> [Objective] Make an exact copy of the records, with the pictures left out.

> [Dataset extract]
__________

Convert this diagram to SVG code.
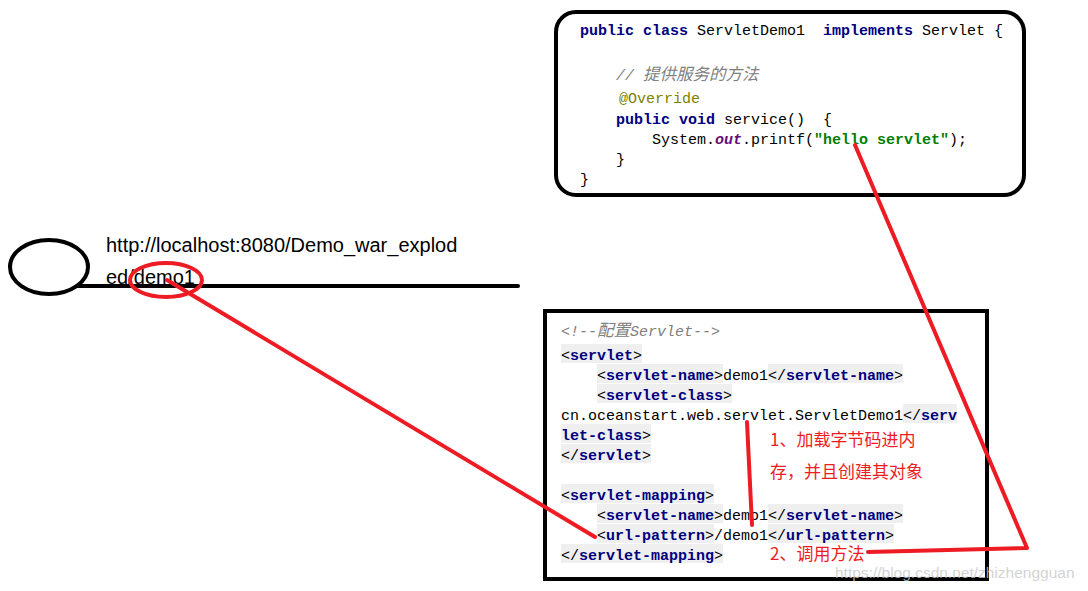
<svg xmlns="http://www.w3.org/2000/svg" width="1088" height="591" viewBox="0 0 1088 591">
<style>
.code{font-family:"Liberation Mono","DejaVu Sans Mono","Noto Sans CJK SC",monospace;font-size:15px;white-space:pre;fill:#000}
.kw{fill:#000080;font-weight:bold}
.cm{fill:#808080;font-style:italic}
.an{fill:#808000}
.st{fill:#008000;font-weight:bold}
.fld{fill:#660e7a;font-weight:bold;font-style:italic}
.tg{fill:#000080;font-weight:bold}
.hl{fill:#efefef}
.box{fill:#fff;stroke:#000;stroke-width:4}
.red{fill:none;stroke:#ed1c24;stroke-width:4;stroke-linecap:round;stroke-linejoin:round}
.note{font-family:"Noto Sans CJK SC","Liberation Sans",sans-serif;font-size:17px;fill:#ed1c24}
.url{font-family:"Liberation Sans","Noto Sans CJK SC",sans-serif;font-size:20px;fill:#000}
</style>
<rect width="1088" height="591" fill="#fff"/>

<g id="client-node">
  <ellipse cx="49" cy="267" rx="39" ry="27" fill="none" stroke="#000" stroke-width="4"/>
  <line x1="77" y1="286" x2="518" y2="286" stroke="#000" stroke-width="4" stroke-linecap="round"/>
  <text class="url" x="106" y="252">http://localhost:8080/Demo_war_explod</text>
  <text class="url" x="106" y="284">ed/demo1</text>
</g>

<g id="servlet-class-node">
  <rect class="box" x="556" y="12" width="468" height="183" rx="20"/>
  <text class="code" x="580" y="35"><tspan class="kw">public class</tspan> ServletDemo1  <tspan class="kw">implements</tspan> Servlet {</text>
  <text class="code cm" x="616" y="80">// <tspan font-size="16.5">提供服务的方法</tspan></text>
  <text class="code an" x="619" y="103">@Override</text>
  <text class="code" x="616" y="124"><tspan class="kw">public void</tspan> service()  {</text>
  <text class="code" x="652" y="144">System.<tspan class="fld">out</tspan>.printf(<tspan class="st">"hello servlet"</tspan>);</text>
  <text class="code" x="616" y="164">}</text>
  <text class="code" x="580" y="184">}</text>
</g>

<g id="web-xml-node">
  <rect class="box" x="545" y="311" width="442" height="268"/>
  <g>
    <rect class="hl" x="561" y="344" width="81" height="19"/>
    <rect class="hl" x="597" y="364" width="126" height="19"/>
    <rect class="hl" x="768" y="364" width="135" height="19"/>
    <rect class="hl" x="597" y="384" width="135" height="19"/>
    <rect class="hl" x="903" y="404" width="54" height="19"/>
    <rect class="hl" x="561" y="424" width="90" height="19"/>
    <rect class="hl" x="561" y="444" width="90" height="19"/>
    <rect class="hl" x="561" y="484" width="153" height="19"/>
    <rect class="hl" x="597" y="504" width="126" height="19"/>
    <rect class="hl" x="768" y="504" width="135" height="19"/>
    <rect class="hl" x="597" y="524" width="117" height="19"/>
    <rect class="hl" x="768" y="524" width="126" height="19"/>
    <rect class="hl" x="561" y="544" width="162" height="19"/>
  </g>
  <text class="code cm" x="561" y="336">&lt;!--<tspan font-size="16.5">配置</tspan>Servlet--&gt;</text>
  <text class="code" x="561" y="360">&lt;<tspan class="tg">servlet</tspan>&gt;</text>
  <text class="code" x="597" y="380">&lt;<tspan class="tg">servlet-name</tspan>&gt;demo1&lt;/<tspan class="tg">servlet-name</tspan>&gt;</text>
  <text class="code" x="597" y="400">&lt;<tspan class="tg">servlet-class</tspan>&gt;</text>
  <text class="code" x="561" y="420">cn.oceanstart.web.servlet.ServletDemo1&lt;/<tspan class="tg">serv</tspan></text>
  <text class="code" x="561" y="440"><tspan class="tg">let-class</tspan>&gt;</text>
  <text class="code" x="561" y="460">&lt;/<tspan class="tg">servlet</tspan>&gt;</text>
  <text class="code" x="561" y="500">&lt;<tspan class="tg">servlet-mapping</tspan>&gt;</text>
  <text class="code" x="597" y="520">&lt;<tspan class="tg">servlet-name</tspan>&gt;demo1&lt;/<tspan class="tg">servlet-name</tspan>&gt;</text>
  <text class="code" x="597" y="540">&lt;<tspan class="tg">url-pattern</tspan>&gt;/demo1&lt;/<tspan class="tg">url-pattern</tspan>&gt;</text>
  <text class="code" x="561" y="560">&lt;/<tspan class="tg">servlet-mapping</tspan>&gt;</text>
</g>

<g id="connectors">
  <ellipse class="red" cx="166" cy="280" rx="36" ry="17"/>
  <polyline class="red" points="167,280 595,537"/>
  <polyline class="red" points="747,422 752,525"/>
  <polyline class="red" points="855,145 1027,548 868,552"/>
</g>

<g id="annotations">
  <text class="note" x="770" y="446">1、加载字节码进内</text>
  <text class="note" x="770" y="478">存，并且创建其对象</text>
  <text class="note" x="770" y="560">2、调用方法</text>
</g>

<text x="835" y="578" font-family="Liberation Sans, sans-serif" font-size="15.5" fill="#c8c8c8" fill-opacity="0.8">https://blog.csdn.net/zhizhengguan</text>
</svg>
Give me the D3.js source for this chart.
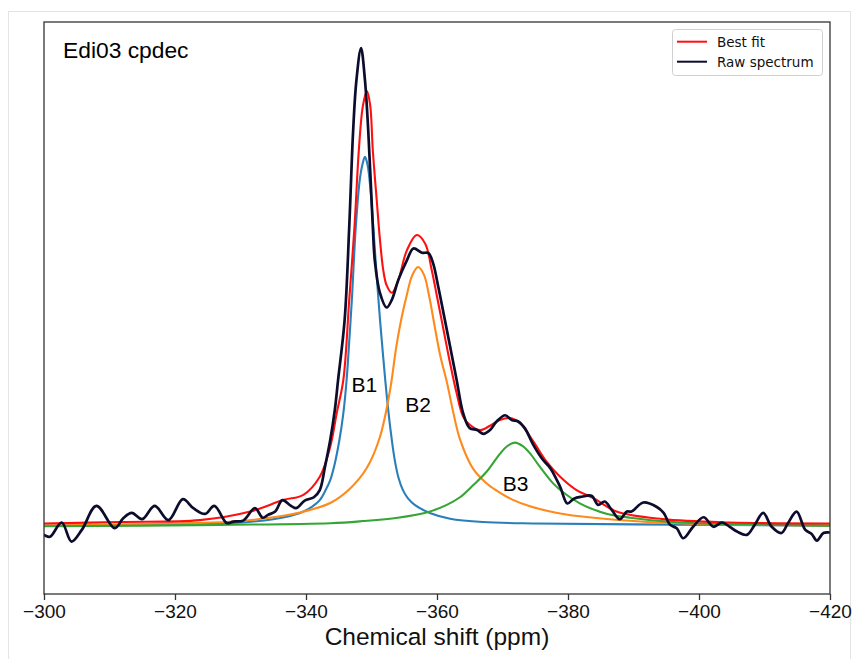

__________

> [Exercise output]
Convert this diagram to SVG code.
<svg xmlns="http://www.w3.org/2000/svg" width="1088" height="591" viewBox="0 0 1088 591">
<style>
.code{font-family:"Liberation Mono","DejaVu Sans Mono","Noto Sans CJK SC",monospace;font-size:15px;white-space:pre;fill:#000}
.kw{fill:#000080;font-weight:bold}
.cm{fill:#808080;font-style:italic}
.an{fill:#808000}
.st{fill:#008000;font-weight:bold}
.fld{fill:#660e7a;font-weight:bold;font-style:italic}
.tg{fill:#000080;font-weight:bold}
.hl{fill:#efefef}
.box{fill:#fff;stroke:#000;stroke-width:4}
.red{fill:none;stroke:#ed1c24;stroke-width:4;stroke-linecap:round;stroke-linejoin:round}
.note{font-family:"Noto Sans CJK SC","Liberation Sans",sans-serif;font-size:17px;fill:#ed1c24}
.url{font-family:"Liberation Sans","Noto Sans CJK SC",sans-serif;font-size:20px;fill:#000}
</style>
<rect width="1088" height="591" fill="#fff"/>

<g id="client-node">
  <ellipse cx="49" cy="267" rx="39" ry="27" fill="none" stroke="#000" stroke-width="4"/>
  <line x1="77" y1="286" x2="518" y2="286" stroke="#000" stroke-width="4" stroke-linecap="round"/>
  <text class="url" x="106" y="252">http://localhost:8080/Demo_war_explod</text>
  <text class="url" x="106" y="284">ed/demo1</text>
</g>

<g id="servlet-class-node">
  <rect class="box" x="556" y="12" width="468" height="183" rx="20"/>
  <text class="code" x="580" y="35"><tspan class="kw">public class</tspan> ServletDemo1  <tspan class="kw">implements</tspan> Servlet {</text>
  <text class="code cm" x="616" y="80">// <tspan font-size="16.5">提供服务的方法</tspan></text>
  <text class="code an" x="619" y="103">@Override</text>
  <text class="code" x="616" y="124"><tspan class="kw">public void</tspan> service()  {</text>
  <text class="code" x="652" y="144">System.<tspan class="fld">out</tspan>.printf(<tspan class="st">"hello servlet"</tspan>);</text>
  <text class="code" x="616" y="164">}</text>
  <text class="code" x="580" y="184">}</text>
</g>

<g id="web-xml-node">
  <rect class="box" x="545" y="311" width="442" height="268"/>
  <g>
    <rect class="hl" x="561" y="344" width="81" height="19"/>
    <rect class="hl" x="597" y="364" width="126" height="19"/>
    <rect class="hl" x="768" y="364" width="135" height="19"/>
    <rect class="hl" x="597" y="384" width="135" height="19"/>
    <rect class="hl" x="903" y="404" width="54" height="19"/>
    <rect class="hl" x="561" y="424" width="90" height="19"/>
    <rect class="hl" x="561" y="444" width="90" height="19"/>
    <rect class="hl" x="561" y="484" width="153" height="19"/>
    <rect class="hl" x="597" y="504" width="126" height="19"/>
    <rect class="hl" x="768" y="504" width="135" height="19"/>
    <rect class="hl" x="597" y="524" width="117" height="19"/>
    <rect class="hl" x="768" y="524" width="126" height="19"/>
    <rect class="hl" x="561" y="544" width="162" height="19"/>
  </g>
  <text class="code cm" x="561" y="336">&lt;!--<tspan font-size="16.5">配置</tspan>Servlet--&gt;</text>
  <text class="code" x="561" y="360">&lt;<tspan class="tg">servlet</tspan>&gt;</text>
  <text class="code" x="597" y="380">&lt;<tspan class="tg">servlet-name</tspan>&gt;demo1&lt;/<tspan class="tg">servlet-name</tspan>&gt;</text>
  <text class="code" x="597" y="400">&lt;<tspan class="tg">servlet-class</tspan>&gt;</text>
  <text class="code" x="561" y="420">cn.oceanstart.web.servlet.ServletDemo1&lt;/<tspan class="tg">serv</tspan></text>
  <text class="code" x="561" y="440"><tspan class="tg">let-class</tspan>&gt;</text>
  <text class="code" x="561" y="460">&lt;/<tspan class="tg">servlet</tspan>&gt;</text>
  <text class="code" x="561" y="500">&lt;<tspan class="tg">servlet-mapping</tspan>&gt;</text>
  <text class="code" x="597" y="520">&lt;<tspan class="tg">servlet-name</tspan>&gt;demo1&lt;/<tspan class="tg">servlet-name</tspan>&gt;</text>
  <text class="code" x="597" y="540">&lt;<tspan class="tg">url-pattern</tspan>&gt;/demo1&lt;/<tspan class="tg">url-pattern</tspan>&gt;</text>
  <text class="code" x="561" y="560">&lt;/<tspan class="tg">servlet-mapping</tspan>&gt;</text>
</g>

<g id="connectors">
  <ellipse class="red" cx="166" cy="280" rx="36" ry="17"/>
  <polyline class="red" points="167,280 595,537"/>
  <polyline class="red" points="747,422 752,525"/>
  <polyline class="red" points="855,145 1027,548 868,552"/>
</g>

<g id="annotations">
  <text class="note" x="770" y="446">1、加载字节码进内</text>
  <text class="note" x="770" y="478">存，并且创建其对象</text>
  <text class="note" x="770" y="560">2、调用方法</text>
</g>

<text x="835" y="578" font-family="Liberation Sans, sans-serif" font-size="15.5" fill="#c8c8c8" fill-opacity="0.8">https://blog.csdn.net/zhizhengguan</text>
</svg>
Give me the D3.js source for this chart.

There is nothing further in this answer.